**Material for this task**

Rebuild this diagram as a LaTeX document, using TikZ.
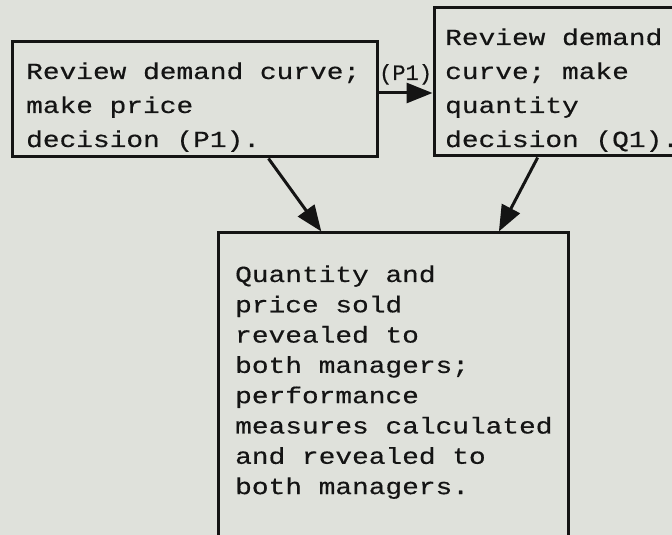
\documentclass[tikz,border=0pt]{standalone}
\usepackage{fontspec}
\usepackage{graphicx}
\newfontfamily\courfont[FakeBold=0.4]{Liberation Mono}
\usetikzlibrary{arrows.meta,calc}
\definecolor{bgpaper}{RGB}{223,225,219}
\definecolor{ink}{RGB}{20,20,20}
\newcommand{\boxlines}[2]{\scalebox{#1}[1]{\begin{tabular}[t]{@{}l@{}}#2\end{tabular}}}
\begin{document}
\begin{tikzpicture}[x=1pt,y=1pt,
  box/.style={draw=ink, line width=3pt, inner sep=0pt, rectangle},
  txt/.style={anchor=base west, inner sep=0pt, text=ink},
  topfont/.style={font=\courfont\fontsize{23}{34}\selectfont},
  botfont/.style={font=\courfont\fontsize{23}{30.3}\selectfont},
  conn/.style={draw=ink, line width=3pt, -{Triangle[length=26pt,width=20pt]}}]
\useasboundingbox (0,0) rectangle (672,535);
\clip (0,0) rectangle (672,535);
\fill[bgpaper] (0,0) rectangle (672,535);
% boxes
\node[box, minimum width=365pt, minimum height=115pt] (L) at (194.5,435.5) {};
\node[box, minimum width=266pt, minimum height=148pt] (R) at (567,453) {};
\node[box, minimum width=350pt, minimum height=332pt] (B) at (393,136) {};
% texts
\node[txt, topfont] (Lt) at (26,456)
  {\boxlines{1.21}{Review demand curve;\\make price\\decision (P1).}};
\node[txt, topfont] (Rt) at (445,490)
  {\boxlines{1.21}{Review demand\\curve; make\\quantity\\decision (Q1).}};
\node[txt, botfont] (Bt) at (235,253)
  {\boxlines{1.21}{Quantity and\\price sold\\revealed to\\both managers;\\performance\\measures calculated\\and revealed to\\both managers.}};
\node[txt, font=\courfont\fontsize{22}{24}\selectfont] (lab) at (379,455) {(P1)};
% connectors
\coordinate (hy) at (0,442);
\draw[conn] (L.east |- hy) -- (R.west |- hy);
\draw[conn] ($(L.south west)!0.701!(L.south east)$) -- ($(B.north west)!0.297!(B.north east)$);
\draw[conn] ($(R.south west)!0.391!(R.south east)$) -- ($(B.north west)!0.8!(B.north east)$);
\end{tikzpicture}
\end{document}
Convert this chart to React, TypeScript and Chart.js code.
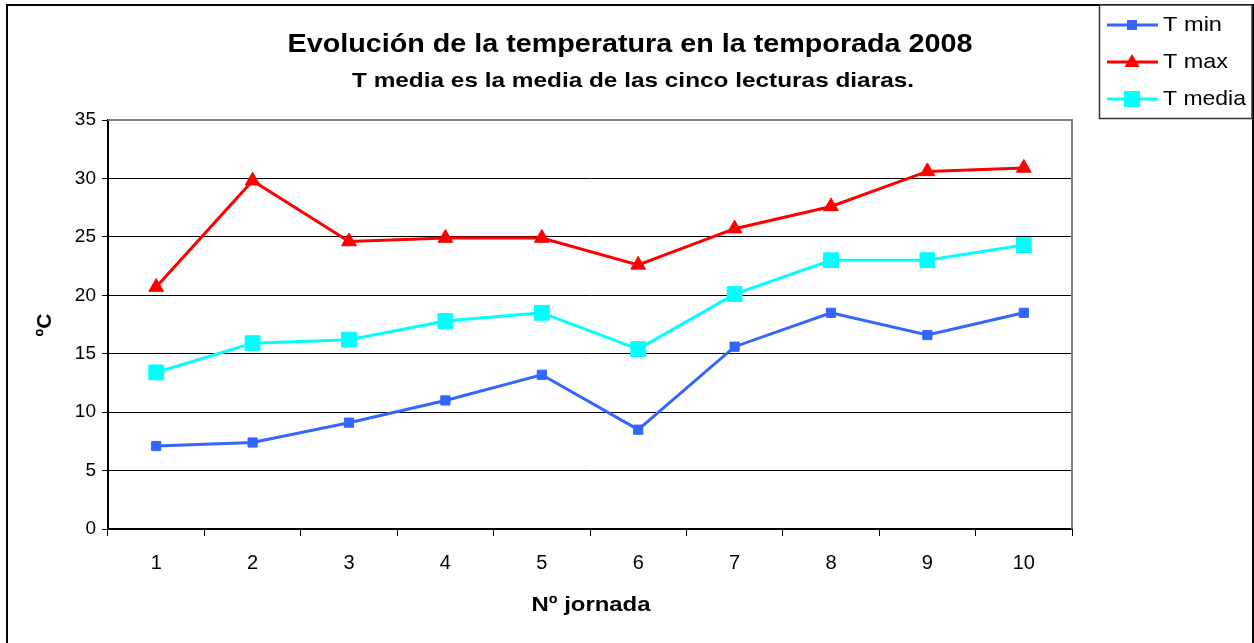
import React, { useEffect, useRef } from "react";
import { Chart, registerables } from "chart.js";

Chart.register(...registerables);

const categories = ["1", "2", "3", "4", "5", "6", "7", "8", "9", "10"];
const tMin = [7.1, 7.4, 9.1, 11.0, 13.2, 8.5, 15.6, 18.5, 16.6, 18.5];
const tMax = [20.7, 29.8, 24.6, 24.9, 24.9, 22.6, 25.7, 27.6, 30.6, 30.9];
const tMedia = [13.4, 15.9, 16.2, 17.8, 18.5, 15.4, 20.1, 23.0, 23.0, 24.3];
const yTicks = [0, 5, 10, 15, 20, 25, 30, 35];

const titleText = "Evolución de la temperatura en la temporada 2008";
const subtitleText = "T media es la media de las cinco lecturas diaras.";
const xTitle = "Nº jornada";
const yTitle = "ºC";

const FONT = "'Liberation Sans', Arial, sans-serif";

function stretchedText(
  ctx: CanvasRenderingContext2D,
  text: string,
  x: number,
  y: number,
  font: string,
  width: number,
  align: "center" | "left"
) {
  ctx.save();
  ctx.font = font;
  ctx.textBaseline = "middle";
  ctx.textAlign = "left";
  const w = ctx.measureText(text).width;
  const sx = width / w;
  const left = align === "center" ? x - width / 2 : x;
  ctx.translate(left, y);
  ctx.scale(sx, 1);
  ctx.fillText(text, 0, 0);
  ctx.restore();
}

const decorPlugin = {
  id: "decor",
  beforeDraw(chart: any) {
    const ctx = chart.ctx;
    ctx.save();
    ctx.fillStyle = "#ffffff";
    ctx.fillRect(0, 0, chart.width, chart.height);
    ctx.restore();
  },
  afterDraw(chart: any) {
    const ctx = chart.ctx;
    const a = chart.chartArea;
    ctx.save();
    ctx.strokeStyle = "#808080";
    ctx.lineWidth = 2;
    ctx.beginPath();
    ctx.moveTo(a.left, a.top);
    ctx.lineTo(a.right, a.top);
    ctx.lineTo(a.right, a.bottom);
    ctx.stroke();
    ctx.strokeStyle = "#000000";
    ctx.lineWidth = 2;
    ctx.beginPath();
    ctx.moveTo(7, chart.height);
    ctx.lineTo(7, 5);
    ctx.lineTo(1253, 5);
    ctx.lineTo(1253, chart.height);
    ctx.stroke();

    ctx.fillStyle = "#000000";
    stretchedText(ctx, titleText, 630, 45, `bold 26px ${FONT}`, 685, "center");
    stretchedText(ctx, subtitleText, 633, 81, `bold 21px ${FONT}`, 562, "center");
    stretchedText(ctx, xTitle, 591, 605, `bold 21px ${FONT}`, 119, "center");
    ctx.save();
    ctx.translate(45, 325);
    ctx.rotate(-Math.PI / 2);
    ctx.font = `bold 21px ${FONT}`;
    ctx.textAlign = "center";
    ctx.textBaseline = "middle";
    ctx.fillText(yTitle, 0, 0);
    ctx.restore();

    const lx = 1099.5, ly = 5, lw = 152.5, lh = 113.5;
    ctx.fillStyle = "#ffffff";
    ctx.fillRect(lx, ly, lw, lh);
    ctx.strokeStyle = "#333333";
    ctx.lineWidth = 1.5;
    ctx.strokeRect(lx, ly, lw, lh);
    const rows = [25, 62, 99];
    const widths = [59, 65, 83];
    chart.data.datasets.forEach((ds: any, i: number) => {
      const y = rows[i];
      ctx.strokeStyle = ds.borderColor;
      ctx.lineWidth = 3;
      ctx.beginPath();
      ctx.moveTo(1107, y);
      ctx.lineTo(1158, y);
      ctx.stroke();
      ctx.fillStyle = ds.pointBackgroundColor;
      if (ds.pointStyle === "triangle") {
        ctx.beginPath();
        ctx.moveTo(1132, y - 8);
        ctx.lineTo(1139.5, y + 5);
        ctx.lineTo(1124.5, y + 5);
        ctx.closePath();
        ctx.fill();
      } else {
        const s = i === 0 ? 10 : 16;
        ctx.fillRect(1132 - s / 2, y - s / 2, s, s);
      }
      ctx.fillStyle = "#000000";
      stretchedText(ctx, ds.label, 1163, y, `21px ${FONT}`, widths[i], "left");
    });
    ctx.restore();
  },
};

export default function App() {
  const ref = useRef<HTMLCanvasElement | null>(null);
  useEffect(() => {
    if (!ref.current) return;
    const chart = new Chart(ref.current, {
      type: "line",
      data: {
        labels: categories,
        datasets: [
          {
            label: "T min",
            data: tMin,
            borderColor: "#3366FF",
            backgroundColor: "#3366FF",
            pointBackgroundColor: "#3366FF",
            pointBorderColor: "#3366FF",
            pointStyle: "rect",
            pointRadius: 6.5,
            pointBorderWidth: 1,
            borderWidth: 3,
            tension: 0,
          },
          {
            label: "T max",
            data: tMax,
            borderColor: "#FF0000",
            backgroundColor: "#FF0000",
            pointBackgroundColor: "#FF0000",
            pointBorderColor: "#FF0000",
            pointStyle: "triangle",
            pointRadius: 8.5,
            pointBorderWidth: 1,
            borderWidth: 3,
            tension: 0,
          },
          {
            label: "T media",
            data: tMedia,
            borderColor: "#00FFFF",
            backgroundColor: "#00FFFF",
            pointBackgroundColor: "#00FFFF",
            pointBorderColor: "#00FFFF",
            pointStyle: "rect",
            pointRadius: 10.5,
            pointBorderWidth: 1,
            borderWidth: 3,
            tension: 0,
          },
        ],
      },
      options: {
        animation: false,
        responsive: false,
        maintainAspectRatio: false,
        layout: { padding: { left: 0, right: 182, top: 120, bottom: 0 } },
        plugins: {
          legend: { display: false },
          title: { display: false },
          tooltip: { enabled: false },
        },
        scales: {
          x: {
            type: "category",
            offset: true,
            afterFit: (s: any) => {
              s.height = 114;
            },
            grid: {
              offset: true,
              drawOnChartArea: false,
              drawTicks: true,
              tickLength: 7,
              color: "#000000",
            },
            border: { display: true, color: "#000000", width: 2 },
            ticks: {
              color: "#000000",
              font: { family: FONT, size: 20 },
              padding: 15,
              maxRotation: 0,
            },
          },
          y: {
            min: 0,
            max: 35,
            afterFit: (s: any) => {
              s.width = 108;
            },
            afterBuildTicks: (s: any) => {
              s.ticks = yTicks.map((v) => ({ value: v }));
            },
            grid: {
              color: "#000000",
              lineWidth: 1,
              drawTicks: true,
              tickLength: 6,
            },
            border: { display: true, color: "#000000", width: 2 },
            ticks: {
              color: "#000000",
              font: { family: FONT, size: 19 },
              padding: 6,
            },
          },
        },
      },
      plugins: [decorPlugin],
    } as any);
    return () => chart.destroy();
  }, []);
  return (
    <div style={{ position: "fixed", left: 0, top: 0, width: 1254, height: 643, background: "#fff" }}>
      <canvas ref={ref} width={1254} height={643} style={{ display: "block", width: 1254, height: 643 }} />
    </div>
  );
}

---

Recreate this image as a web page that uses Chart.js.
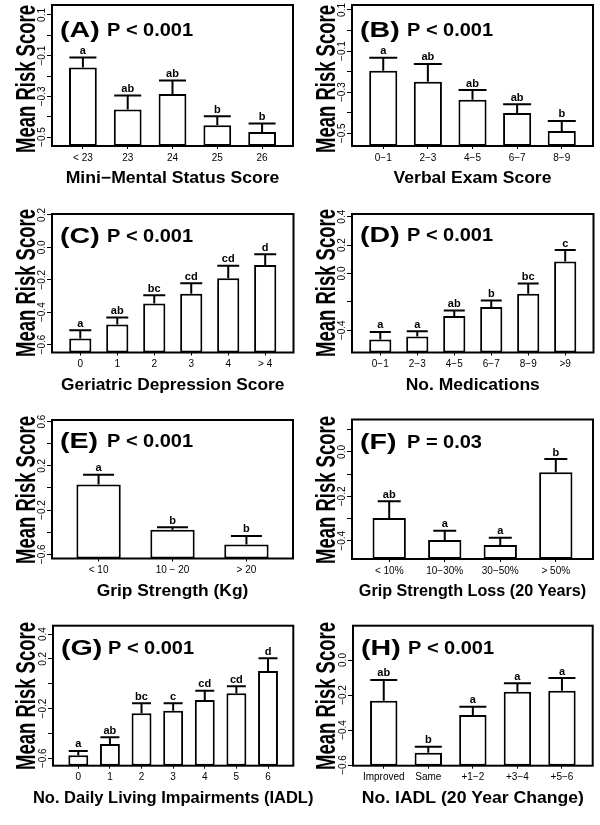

**What needs to be done**
Skip the pictures. Set down only the lines from the one containing "Rebuild this diagram" through the one containing "Chart.register(...registerables);", exactly as they appear, ends included.

**Written response**
Rebuild this diagram as a LaTeX document, using TikZ.
\documentclass[tikz,border=0pt]{standalone}
\usepackage{fontspec}
\usepackage{graphicx}
\newfontfamily\courfont[FakeBold=0.4]{Liberation Mono}
\usetikzlibrary{arrows.meta,calc}
\definecolor{bgpaper}{RGB}{223,225,219}
\definecolor{ink}{RGB}{20,20,20}
\newcommand{\boxlines}[2]{\scalebox{#1}[1]{\begin{tabular}[t]{@{}l@{}}#2\end{tabular}}}
\begin{document}
\begin{tikzpicture}[x=1pt,y=1pt,
  box/.style={draw=ink, line width=3pt, inner sep=0pt, rectangle},
  txt/.style={anchor=base west, inner sep=0pt, text=ink},
  topfont/.style={font=\courfont\fontsize{23}{34}\selectfont},
  botfont/.style={font=\courfont\fontsize{23}{30.3}\selectfont},
  conn/.style={draw=ink, line width=3pt, -{Triangle[length=26pt,width=20pt]}}]
\useasboundingbox (0,0) rectangle (672,535);
\clip (0,0) rectangle (672,535);
\fill[bgpaper] (0,0) rectangle (672,535);
% boxes
\node[box, minimum width=365pt, minimum height=115pt] (L) at (194.5,435.5) {};
\node[box, minimum width=266pt, minimum height=148pt] (R) at (567,453) {};
\node[box, minimum width=350pt, minimum height=332pt] (B) at (393,136) {};
% texts
\node[txt, topfont] (Lt) at (26,456)
  {\boxlines{1.21}{Review demand curve;\\make price\\decision (P1).}};
\node[txt, topfont] (Rt) at (445,490)
  {\boxlines{1.21}{Review demand\\curve; make\\quantity\\decision (Q1).}};
\node[txt, botfont] (Bt) at (235,253)
  {\boxlines{1.21}{Quantity and\\price sold\\revealed to\\both managers;\\performance\\measures calculated\\and revealed to\\both managers.}};
\node[txt, font=\courfont\fontsize{22}{24}\selectfont] (lab) at (379,455) {(P1)};
% connectors
\coordinate (hy) at (0,442);
\draw[conn] (L.east |- hy) -- (R.west |- hy);
\draw[conn] ($(L.south west)!0.701!(L.south east)$) -- ($(B.north west)!0.297!(B.north east)$);
\draw[conn] ($(R.south west)!0.391!(R.south east)$) -- ($(B.north west)!0.8!(B.north east)$);
\end{tikzpicture}
\end{document}
Convert this chart to React, TypeScript and Chart.js code.
import React, { useEffect, useRef } from "react";
import { Chart, registerables } from "chart.js";

Chart.register(...registerables);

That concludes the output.